Рустам больше не беспокоил меня, я понял, что с этим человеком бесполезно разговаривать и лучше не иметь с ним вообще никаких дел. Однако, чтобы сообщить ему об этом, пришлось потратить немало времени. Трубку он не брал, в моём доме и офисе не появлялся. Знал, подлец, что я его ищу далеко не с лучшими намерениями. Как не знать, если насильно обнимаешь жену брата? Понимал, на что идёт… Честное слово, если бы не заветы Бога и отца, я, наверное, придушил бы этого негодяя.
Наконец, мы встретились на пороге моего дома, и только огромная выдержка спасла моего старшего брата от возможности быть оттасканным за ухо, как нашкодивший щенок.
— Нам нужно поговорить, — процедил я сквозь зубы, проходя мимо него и даже не глядя ему в лицо. Меня одолевало отвращение.
Я проследовал без остановок в свой кабинет, а он уныло поплёлся следом. Мне не сразу удалось начать говорить: душила ярость и ещё какой-то комок в горле. Было омерзительно сознавать, что этот человек — мой кровный родственник.
— Рустам, я хочу договориться с тобой раз и навсегда. Твоя нога не должна больше ступать на порог моего дома и я не желаю видеть тебя рядом ни с одним из членов моей семьи — я имею в виду своих жён, детей и внуков. Твоё поведение не может оправдать никакая болезнь. Я даже описать не могу, до чего оно мне неприятно.
Говоря это, я был вынужден смотреть ему в лицо и с отвращением наблюдать, как поддельное сожаление преобразуется на нём в презрительную самоуверенность. Рустам задрал свой жирный подбородок, выпятил губу, а взгляд его налился презрением.
— Не будь истеричной бабой, Халиб! Что такого ужасного я натворил, что ты забыл всякое почтение к больному старшему брату и выгоняешь его и своего дома, как бродягу?

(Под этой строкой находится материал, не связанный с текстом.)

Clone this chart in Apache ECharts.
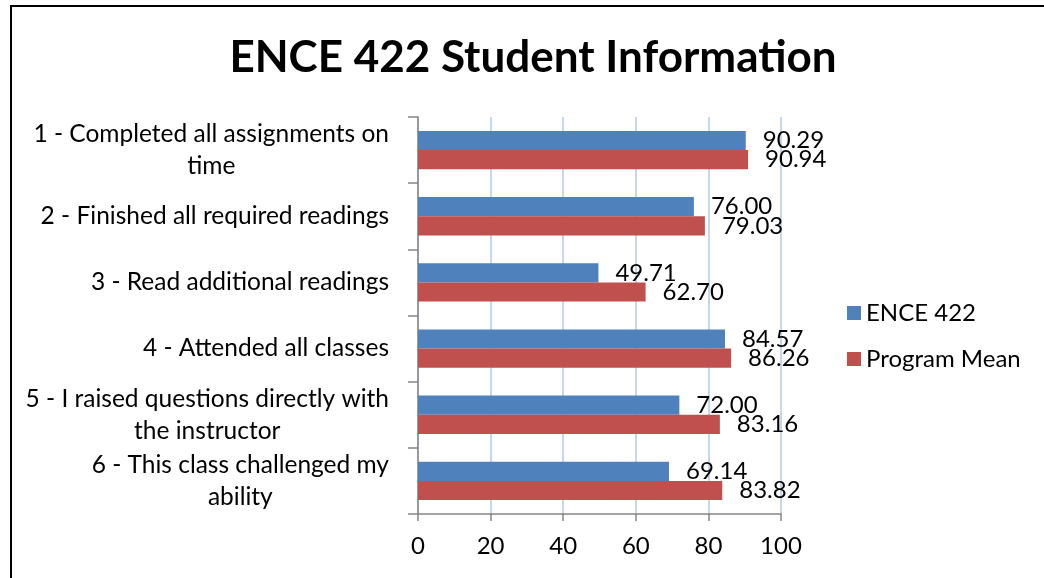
<!DOCTYPE html>
<html>
<head>
<meta charset="utf-8">
<script src="https://cdn.jsdelivr.net/npm/echarts@6/dist/echarts.min.js"></script>
<style>
html,body{margin:0;padding:0;background:#fff;}
#c{width:1044px;height:578px;}
</style>
</head>
<body>
<div id="c"></div>
<script>
var categories = [
  "1 - Completed all assignments on\ntime",
  "2 - Finished all required readings",
  "3 - Read additional readings",
  "4 - Attended all classes",
  "5 - I raised questions directly with\nthe instructor",
  "6 - This class challenged my\nability"
];
var ence422 = [90.29, 76.00, 49.71, 84.57, 72.00, 69.14];
var programMean = [90.94, 79.03, 62.70, 86.26, 83.16, 83.82];
var xTicks = [0, 20, 40, 60, 80, 100];

var FONT = 'Lato';
var chart = echarts.init(document.getElementById('c'));
chart.setOption({
  animation: false,
  backgroundColor: '#fff',
  textStyle: {fontFamily: FONT},
  graphic: [{
    type: 'rect',
    shape: {x: 11, y: 6, width: 1200, height: 800},
    style: {fill: 'none', stroke: '#000', lineWidth: 2},
    silent: true, z: -1
  }],
  title: {
    text: 'ENCE 422 Student Information',
    left: 528, top: 31, textAlign: 'center',
    textStyle: {fontFamily: FONT, fontWeight: 'bold', fontSize: 44, color: '#000'}
  },
  legend: {
    orient: 'vertical',
    left: 842, top: 295,
    itemWidth: 14, itemHeight: 14, itemGap: 20,
    icon: 'rect',
    textStyle: {fontFamily: FONT, fontSize: 24, color: '#000', lineHeight: 26},
    data: ['ENCE 422', 'Program Mean']
  },
  grid: {left: 418, top: 117, width: 363, height: 397, containLabel: false},
  xAxis: {
    type: 'value', min: xTicks[0], max: xTicks[xTicks.length - 1], interval: 20,
    axisLine: {show: true, lineStyle: {color: '#868686', width: 1.5}},
    axisTick: {show: true, length: 7, lineStyle: {color: '#868686', width: 1.5}},
    axisLabel: {color: '#000', fontSize: 24, margin: 20, fontFamily: FONT},
    splitLine: {show: true, lineStyle: {color: '#b4c9ea', width: 1.5}}
  },
  yAxis: {
    type: 'category', inverse: true, data: categories,
    axisLine: {show: true, lineStyle: {color: '#868686', width: 1.5}},
    axisTick: {show: true, length: 10, lineStyle: {color: '#868686', width: 1.5}},
    axisLabel: {
      color: '#000', margin: 29, fontFamily: FONT,
      formatter: function (v) {
        return v.split('\n').map(function (s) { return '{a|' + s + '}'; }).join('\n');
      },
      rich: {a: {align: 'center', fontSize: 24.5, lineHeight: 32, fontFamily: FONT, color: '#000'}}
    }
  },
  series: [{
    name: 'ENCE 422', type: 'bar', data: ence422,
    barGap: '0%', barCategoryGap: '42%',
    itemStyle: {color: '#4f81bd'},
    label: {show: true, position: 'right', distance: 17, color: '#000', fontSize: 24, fontFamily: FONT,
      formatter: function (p) { return p.value.toFixed(2); }}
  }, {
    name: 'Program Mean', type: 'bar', data: programMean,
    barGap: '0%', barCategoryGap: '42%',
    itemStyle: {color: '#c0504d'},
    label: {show: true, position: 'right', distance: 17, color: '#000', fontSize: 24, fontFamily: FONT,
      formatter: function (p) { return p.value.toFixed(2); }}
  }]
});
</script>
</body>
</html>
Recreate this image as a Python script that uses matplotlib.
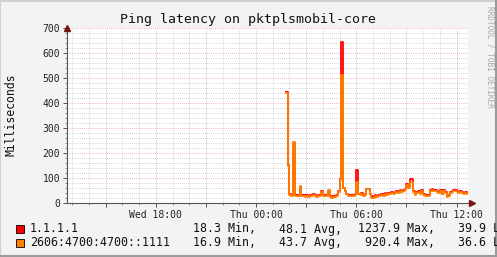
import datetime as dt
import numpy as np
import matplotlib.pyplot as plt
import matplotlib.dates as mdates
from matplotlib.lines import Line2D
from matplotlib.patches import Rectangle

title = "Ping latency on pktplsmobil-core"
ylabel = "Milliseconds"
names = ["1.1.1.1", "2606:4700:4700::1111"]
stats_min = [18.3, 16.9]
stats_avg = [48.1, 43.7]
stats_max = [1237.9, 920.4]
stats_last = [39.9, 36.6]

# samples every 6 minutes starting Thu 01:48
first_sample = dt.datetime(2024, 1, 4, 1, 48)
step_min = 6
view_start = dt.datetime(2024, 1, 3, 12, 41)
view_end = dt.datetime(2024, 1, 4, 12, 41)

v6 = [440, 150, 32, 30, 243, 30, 28, 30, 70, 28,
      27, 25, 28, 26, 30, 27, 33, 28, 26, 30,
      28, 45, 30, 27, 28, 52, 24, 22, 24, 23,
      28, 45, 92, 513, 60, 48, 35, 30, 28, 30,
      28, 32, 85, 35, 32, 38, 30, 33, 55, 58,
      35, 22, 20, 28, 25, 30, 28, 33, 30, 35,
      32, 38, 35, 40, 38, 42, 45, 40, 48, 45,
      50, 55, 72, 60, 85, 85, 45, 32, 40, 45,
      38, 48, 32, 30, 28, 30, 50, 52, 48, 50,
      45, 40, 48, 35, 50, 42, 25, 30, 40, 45,
      50, 48, 45, 42, 45, 40, 38, 40, 37]
v4 = [445, 152, 36, 34, 240, 34, 32, 34, 66, 32,
      31, 30, 32, 30, 34, 31, 36, 32, 30, 34,
      32, 48, 34, 31, 32, 50, 28, 27, 28, 27,
      32, 48, 95, 645, 62, 50, 38, 34, 32, 34,
      32, 36, 134, 38, 36, 42, 34, 37, 58, 56,
      38, 27, 25, 32, 30, 34, 32, 37, 35, 39,
      37, 42, 39, 44, 42, 46, 49, 44, 52, 49,
      54, 58, 75, 63, 98, 98, 48, 36, 44, 48,
      42, 52, 36, 34, 32, 34, 53, 55, 52, 53,
      48, 44, 51, 38, 53, 46, 30, 34, 44, 48,
      53, 52, 48, 45, 48, 44, 42, 43, 40]

times = [first_sample + dt.timedelta(minutes=step_min * i) for i in range(len(v6))]

fig = plt.figure(figsize=(4.97, 2.57), dpi=100, facecolor="#f3f3f3")
ax = fig.add_axes([67 / 497, 54 / 257, 401 / 497, 175 / 257])
ax.set_facecolor("white")

ax.plot(times, v4, drawstyle="steps-post", color="#ff0000", lw=1.3, zorder=3)
ax.plot(times, v6, drawstyle="steps-post", color="#ff8000", lw=1.3, zorder=4)

ax.set_xlim(view_start, view_end)
ax.set_ylim(0, 700)
ax.set_yticks(np.arange(0, 701, 100))
ax.set_yticks(np.arange(0, 701, 20), minor=True)

ax.xaxis.set_major_locator(mdates.HourLocator(byhour=range(0, 24, 3)))
ax.xaxis.set_minor_locator(mdates.HourLocator())


def xfmt(x, pos):
    d = mdates.num2date(x)
    return d.strftime("%a %H:%M") if d.hour % 6 == 0 else ""


ax.xaxis.set_major_formatter(plt.FuncFormatter(xfmt))

ax.grid(which="minor", color="#c8c8c8", lw=0.6, ls=(0, (1, 1.5)))
ax.grid(which="major", color="#e8a0a0", lw=0.6, ls=(0, (1, 1.5)))
ax.set_axisbelow(True)

for s in ["top", "right"]:
    ax.spines[s].set_visible(False)
for s in ["left", "bottom"]:
    ax.spines[s].set_color("#555555")
    ax.spines[s].set_linewidth(0.8)

ax.tick_params(which="major", length=3, width=0.7, color="#555555", pad=2,
               labelsize=7, labelcolor="#222222")
ax.tick_params(which="minor", length=1.5, width=0.6, color="#777777")
for lab in ax.get_xticklabels() + ax.get_yticklabels():
    lab.set_family("DejaVu Sans Mono")

# axis arrows
ax.plot([0], [1.0], marker="^", ms=4, color="#7a1515", transform=ax.transAxes,
        clip_on=False, zorder=6)
ax.plot([1.01], [0], marker=">", ms=4, color="#7a1515", transform=ax.transAxes,
        clip_on=False, zorder=6)

fig.text(248 / 497, 1 - 19 / 257, title, ha="center", va="center",
         family="DejaVu Sans Mono", fontsize=9.5, color="#111111")
fig.text(11 / 497, 1 - 115 / 257, ylabel, ha="center", va="center", rotation=90,
         family="DejaVu Sans Mono", fontsize=8.3, color="#111111")
fig.text(490 / 497, 1 - 6 / 257, "RRDTOOL / TOBI OETIKER", ha="center", va="top",
         rotation=270, family="DejaVu Sans Mono", fontsize=5.6, color="#a8a8a8")

# legend rows
colors = ["#ff0000", "#ff8000"]
row_y = [229, 242.5]
for i in range(2):
    yf = 1 - row_y[i] / 257
    fig.patches.append(Rectangle((16 / 497, yf - 4 / 257), 7.5 / 497, 8 / 257,
                                 transform=fig.transFigure, facecolor=colors[i],
                                 edgecolor="black", lw=0.6))
    fig.text(30 / 497, yf, names[i], ha="left", va="center",
             family="DejaVu Sans Mono", fontsize=8.4, color="#111111")
    fig.text(256 / 497, yf, f"{stats_min[i]:.1f} Min,", ha="right", va="center",
             family="DejaVu Sans Mono", fontsize=8.4, color="#111111")
    fig.text(342 / 497, yf, f"{stats_avg[i]:.1f} Avg,", ha="right", va="center",
             family="DejaVu Sans Mono", fontsize=8.4, color="#111111")
    fig.text(435 / 497, yf, f"{stats_max[i]:.1f} Max,", ha="right", va="center",
             family="DejaVu Sans Mono", fontsize=8.4, color="#111111")
    fig.text(521 / 497, yf, f"{stats_last[i]:.1f} Last", ha="right", va="center",
             family="DejaVu Sans Mono", fontsize=8.4, color="#111111")

# 3d frame around the image
fig.lines.append(Line2D([0, 1], [0.998, 0.998], transform=fig.transFigure,
                        color="#d0d0d0", lw=1.5))
fig.lines.append(Line2D([0.001, 0.001], [0, 1], transform=fig.transFigure,
                        color="#d0d0d0", lw=1.5))
fig.lines.append(Line2D([0.997, 0.997], [0, 1], transform=fig.transFigure,
                        color="#9a9a9a", lw=2.2))
fig.lines.append(Line2D([0, 1], [0.004, 0.004], transform=fig.transFigure,
                        color="#9a9a9a", lw=2.2))

fig.savefig("out.png", dpi=100, facecolor=fig.get_facecolor())
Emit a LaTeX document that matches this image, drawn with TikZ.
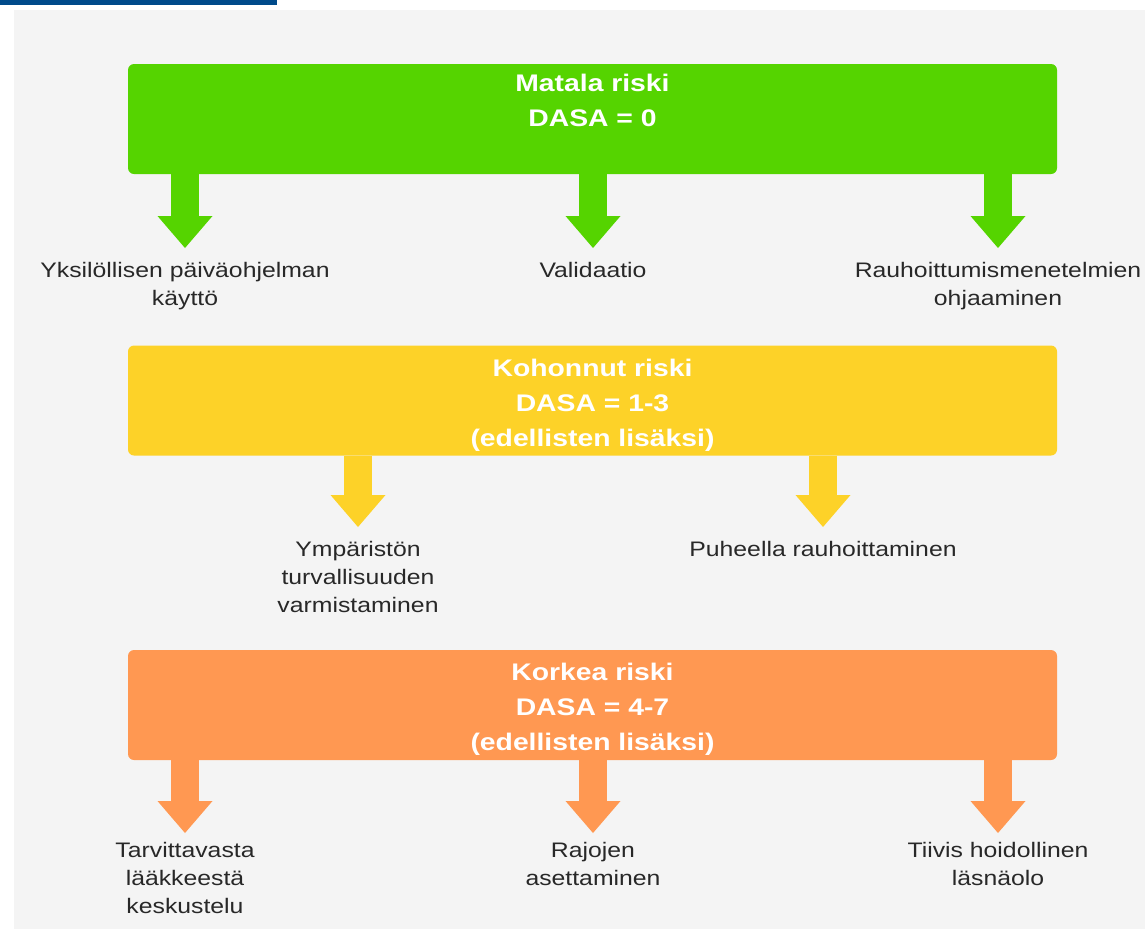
\documentclass[tikz,border=0pt]{standalone}
\usepackage{fontspec}
\setmainfont{Liberation Sans}[FakeStretch=1.18]
\usetikzlibrary{arrows.meta,positioning,calc}
\definecolor{riskgreen}{RGB}{85,212,0}
\definecolor{riskyellow}{RGB}{253,210,40}
\definecolor{riskorange}{RGB}{255,152,82}
\definecolor{dasablue}{RGB}{0,74,138}
\definecolor{bggray}{RGB}{244,244,244}
\definecolor{txtgray}{RGB}{40,40,40}
\newcommand{\toprule}{\rule{0pt}{26pt}}

\begin{document}
\begin{tikzpicture}[x=1pt,y=-1pt,
every node/.style={inner sep=0pt,align=center},
box/.style={rounded corners=6pt,minimum width=929pt,minimum height=110pt,
text=white,font=\bfseries\fontsize{24}{35}\selectfont},
item/.style={anchor=north,text=txtgray,font=\fontsize{21}{28}\selectfont},
blockarrow/.style={line width=28pt,
-{Triangle[width=55pt,length=32pt,line width=0pt]},shorten >=14pt}]
\useasboundingbox (0,0) rectangle (1145,929);
\fill[bggray] (14,10) rectangle (1145,929);
\fill[dasablue] (0,0) rectangle (277,5);

\node[box,fill=riskgreen] (R1) at (592.5,119) {\toprule Matala riski\\DASA = 0\\\strut};
\node[box,fill=riskyellow] (R2) at (592.5,400.5) {\toprule Kohonnut riski\\DASA = 1-3\\(edellisten lisäksi)};
\node[box,fill=riskorange] (R3) at (592.5,705) {\toprule Korkea riski\\DASA = 4-7\\(edellisten lisäksi)};

\node[item] (T11) at (185,262) {Yksilöllisen päiväohjelman\\käyttö};
\node[item] (T12) at (593,262) {Validaatio};
\node[item] (T13) at (998,262) {Rauhoittumismenetelmien\\ohjaaminen};
\node[item] (T21) at (358,541) {Ympäristön\\turvallisuuden\\varmistaminen};
\node[item] (T22) at (823,541) {Puheella rauhoittaminen};
\node[item] (T31) at (185,842) {Tarvittavasta\\lääkkeestä\\keskustelu};
\node[item] (T32) at (593,842) {Rajojen\\asettaminen};
\node[item] (T33) at (998,842) {Tiivis hoidollinen\\läsnäolo};

\draw[blockarrow,riskgreen] (R1.south -| T11) -- (T11.north);
\draw[blockarrow,riskgreen] (R1.south -| T12) -- (T12.north);
\draw[blockarrow,riskgreen] (R1.south -| T13) -- (T13.north);
\draw[blockarrow,riskyellow] (R2.south -| T21) -- (T21.north);
\draw[blockarrow,riskyellow] (R2.south -| T22) -- (T22.north);
\draw[blockarrow,riskorange,shorten >=9pt] (R3.south -| T31) -- (T31.north);
\draw[blockarrow,riskorange,shorten >=9pt] (R3.south -| T32) -- (T32.north);
\draw[blockarrow,riskorange,shorten >=9pt] (R3.south -| T33) -- (T33.north);
\end{tikzpicture}
\end{document}
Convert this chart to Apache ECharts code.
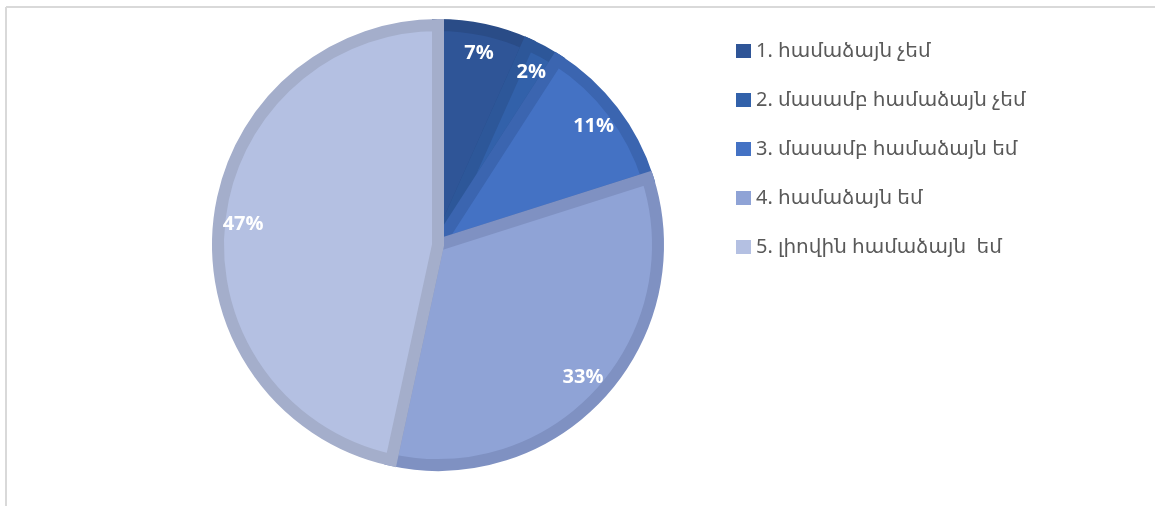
<!DOCTYPE html>
<html>
<head>
<meta charset="utf-8">
<script src="https://cdn.jsdelivr.net/npm/echarts@6/dist/echarts.min.js"></script>
<style>
  html, body { margin: 0; padding: 0; background: #fff; }
  #chart { width: 1155px; height: 506px; }
</style>
</head>
<body>
<div id="chart"></div>
<script>
// answer categories and their shares (percent)
const categories = [
  "1. համաձայն չեմ",
  "2. մասամբ համաձայն չեմ",
  "3. մասամբ համաձայն եմ",
  "4. համաձայն եմ",
  "5. լիովին համաձայն  եմ"
];
const shares = [6.7, 2.4, 11.0, 33.3, 46.6];
const fills = ["#2f5597", "#3261aa", "#4472c4", "#8fa3d6", "#b4c0e2"];
const borders = ["#2a4c87", "#2d5799", "#3b65b0", "#7f91c2", "#a4aecb"];

const chart = echarts.init(document.getElementById("chart"));

const pieData = categories.map((name, i) => ({
  name: name,
  value: shares[i],
  itemStyle: { color: fills[i], borderColor: borders[i] }
}));

chart.setOption({
  animation: false,
  backgroundColor: "#fff",
  legend: {
    orient: "vertical",
    left: 736,
    top: 41,
    padding: 0,
    icon: "rect",
    itemWidth: 15,
    itemHeight: 14,
    itemGap: 29,
    data: categories,
    itemStyle: { borderWidth: 0 },
    textStyle: {
      fontFamily: "Noto Sans, DejaVu Sans",
      fontSize: 20,
      lineHeight: 20,
      color: "#595959"
    }
  },
  graphic: [
    { type: "line", shape: { x1: 6, y1: 7, x2: 1155, y2: 7 }, style: { stroke: "#d9d9d9", lineWidth: 2 } },
    { type: "line", shape: { x1: 6, y1: 7, x2: 6, y2: 506 }, style: { stroke: "#d9d9d9", lineWidth: 2 } }
  ],
  series: [
    {
      type: "pie",
      center: [438, 245],
      radius: 220,
      startAngle: 90,
      clockwise: true,
      silent: true,
      label: { show: false },
      labelLine: { show: false },
      itemStyle: { borderWidth: 12, borderJoin: "miter" },
      data: pieData
    },
    {
      // transparent ring used only to place the percentage labels
      type: "pie",
      center: [438, 245],
      radius: [162, 224],
      startAngle: 90,
      clockwise: true,
      silent: true,
      legendHoverLink: false,
      itemStyle: { color: "transparent", borderWidth: 0 },
      labelLine: { show: false },
      label: {
        show: true,
        position: "inside",
        formatter: (p) => Math.round(p.value) + "%",
        color: "#fff",
        fontWeight: "bold",
        fontSize: 20,
        fontFamily: "Open Sans, Noto Sans"
      },
      data: categories.map((name, i) => ({ name: name, value: shares[i] }))
    }
  ]
});
</script>
</body>
</html>
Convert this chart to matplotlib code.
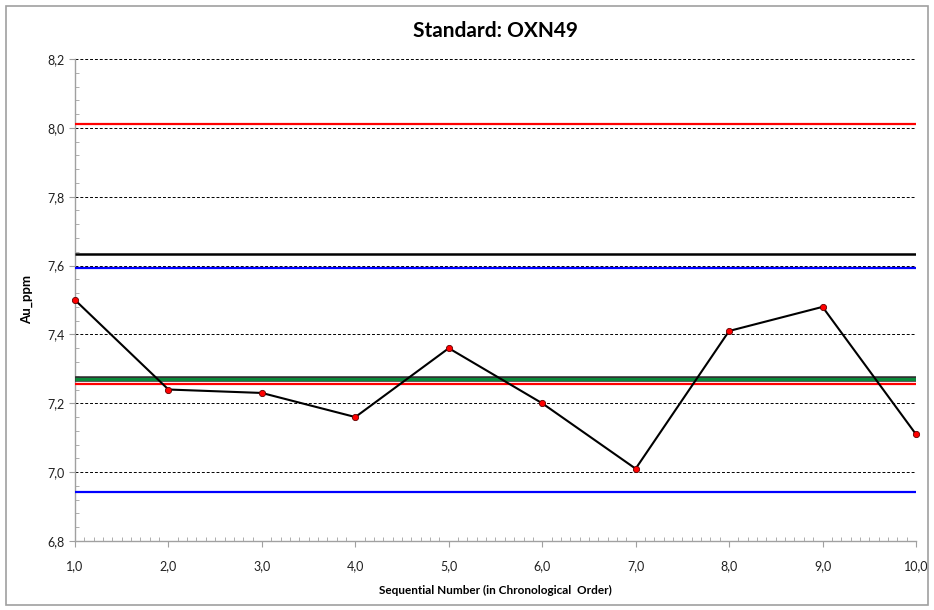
import matplotlib.pyplot as plt
from matplotlib.patches import Rectangle
from matplotlib.ticker import MultipleLocator, FuncFormatter

# sequential measurements of the standard
seq = [1, 2, 3, 4, 5, 6, 7, 8, 9, 10]
au_ppm = [7.50, 7.24, 7.23, 7.16, 7.36, 7.20, 7.01, 7.41, 7.48, 7.11]

# control limits
expected_value = 7.271
mean_value = 7.634
upper_2sd = 7.593
lower_2sd = 6.942
upper_3sd = 8.011
lower_3sd = 7.256

plt.rcParams['font.family'] = ['Lato', 'DejaVu Sans']

fig = plt.figure(figsize=(9.34, 6.10), dpi=100)
ax = fig.add_axes([0.0803, 0.1131, 0.9004, 0.7902])

# outer frame of the chart area
fig.patches.append(Rectangle((0.006, 0.008), 0.988, 0.982, transform=fig.transFigure,
                             fill=False, edgecolor='#a0a0a0', linewidth=1.2))

x0, x1 = seq[0], seq[-1]
ax.hlines(upper_3sd, x0, x1, color='#ff0000', linewidth=1.6, zorder=3)
ax.hlines(mean_value, x0, x1, color='black', linewidth=1.8, zorder=3)
ax.hlines(upper_2sd, x0, x1, color='#0000ff', linewidth=1.6, zorder=3)
ax.hlines(expected_value, x0, x1, color='#303030', linewidth=4.0, zorder=3)
ax.hlines(expected_value, x0, x1, color='#0a8a3a', linewidth=2.2, zorder=3)
ax.hlines(lower_3sd, x0, x1, color='#ff0000', linewidth=1.6, zorder=3)
ax.hlines(lower_2sd, x0, x1, color='#0000ff', linewidth=1.6, zorder=3)

ax.plot(seq, au_ppm, color='black', linewidth=1.5, marker='o', markersize=4.5,
        markerfacecolor='#ff0000', markeredgecolor='#600000', markeredgewidth=0.6,
        zorder=4, clip_on=False)

ax.set_xlim(1, 10)
ax.set_ylim(6.8, 8.2)
ax.xaxis.set_major_locator(MultipleLocator(1))
ax.xaxis.set_minor_locator(MultipleLocator(0.1))
ax.yaxis.set_major_locator(MultipleLocator(0.2))
ax.yaxis.set_minor_locator(MultipleLocator(0.04))
comma = FuncFormatter(lambda v, p: ('%.1f' % v).replace('.', ','))
ax.xaxis.set_major_formatter(comma)
ax.yaxis.set_major_formatter(comma)

ax.yaxis.grid(True, which='major', color='black', linestyle=(0, (3, 2)), linewidth=0.7)
ax.set_axisbelow(True)

for s in ('top', 'right'):
    ax.spines[s].set_visible(False)
for s in ('left', 'bottom'):
    ax.spines[s].set_color('#a0a0a0')
    ax.spines[s].set_linewidth(1.0)

ax.tick_params(axis='both', which='major', direction='out', length=4, color='#a0a0a0',
               labelsize=9, labelcolor='#202020')
ax.tick_params(axis='both', which='minor', direction='in', length=3, color='#a0a0a0')
ax.tick_params(axis='x', which='major', pad=10)

ax.set_title('Standard: OXN49', fontsize=15, fontweight='bold', pad=16)
ax.set_xlabel('Sequential Number (in Chronological  Order)', fontsize=8.5,
              fontweight='bold', labelpad=9)
ax.set_ylabel('Au_ppm', fontsize=9.5, fontweight='bold', labelpad=10)

fig.savefig('out.png', dpi=100)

— А ты не строй из себя дурака! Я предупреждал, чтобы ты больше не докучал моей младшей жене…
— Кажется, я не сделал с ней ничего предосудительного.
— То есть, насильные объятия ты не считаешь предосудительными?
— Они не были насильными!
Бешенство снова закипало во мне, выплёскиваясь через край. Сколько можно лгать?!
— В таком случае, я думаю, она не стала бы жаловаться! — заорал я, не в силах более сдерживать ярость.
— Жаловаться? — с презрением переспросил Рустам. — Прости, Халиб, но мне кажется, что твоя младшая жена — просто дура!
Я сжал кулаки и прошипел сквозь зубы:
— Убирайся вон!
Рустам кивнул:
— Ухожу. Но я тебе обещаю, ты очень скоро пожалеешь, что был так груб со мной. Хорошо смеётся тот, кто смеётся последним, — с этими словами он вышел из моего кабинета, хлопнув дверью.
Почти сразу после этого туда вбежала Ева, белая, как мел.